Africa’s Pulse notes that globalization of services is a potentially important source of growth for developing countries. Technology and outsourcing are enabling traditional services to overcome their old constraints such as physical and geographic proximity. Modern services, such as software development, call centers, and outsourced business processes, can be traded like value-added, manufactured products, enabling developing countries that focus on such services, innovation, and technology to leverage services as an important driver of growth.

Has Sub-Saharan Africa tapped this potential? At over $50 billion, the region’s services exports trail all other developing regions; however, it is expanding annually at about 12 percent, on average. Traditional services such as transportation and travel have declined from 73 percent of total services exports in 2005 to less than 64 percent in 2012, while modern services exports in the region have increased their share by nearly 10 percentage points from just over 26 percent of total services exports to about 36 percent over the same period.

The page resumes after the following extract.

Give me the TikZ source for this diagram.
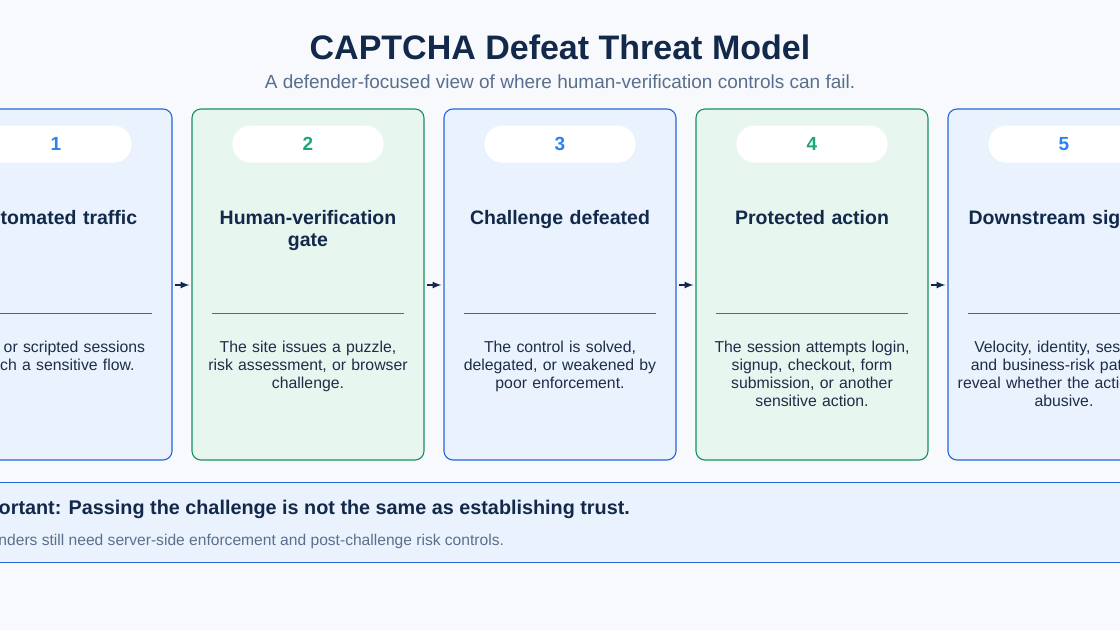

In some countries such as Mauritius, Rwanda, and Tanzania, modern services exports recorded annual growth rates of over 10 percent between 2005 and 2012, with Rwanda starting from a low base of less than $40 million in services exported in 2005 to over twice that amount at almost $85 million by 2012. In both Mauritius and Rwanda, rapid expansion in modern services is a result of increased activity in tradable business and financial services. Over 60 percent of those employed in large companies in Mauritius work in the service sector, which offers more employment opportunities than either agriculture or manufacturing.

“While Mauritius, Rwanda, and Tanzania have experienced a rapid increase in modern services, others like Kenya are also emerging as places where modern services are becoming drivers of growth and development. This is exciting news for other African countries looking to expand into the globalized services business.” says PunamChuhan-Pole, Lead Economist of the World Bank’s Africa Region, and author of Africa’s Pulse.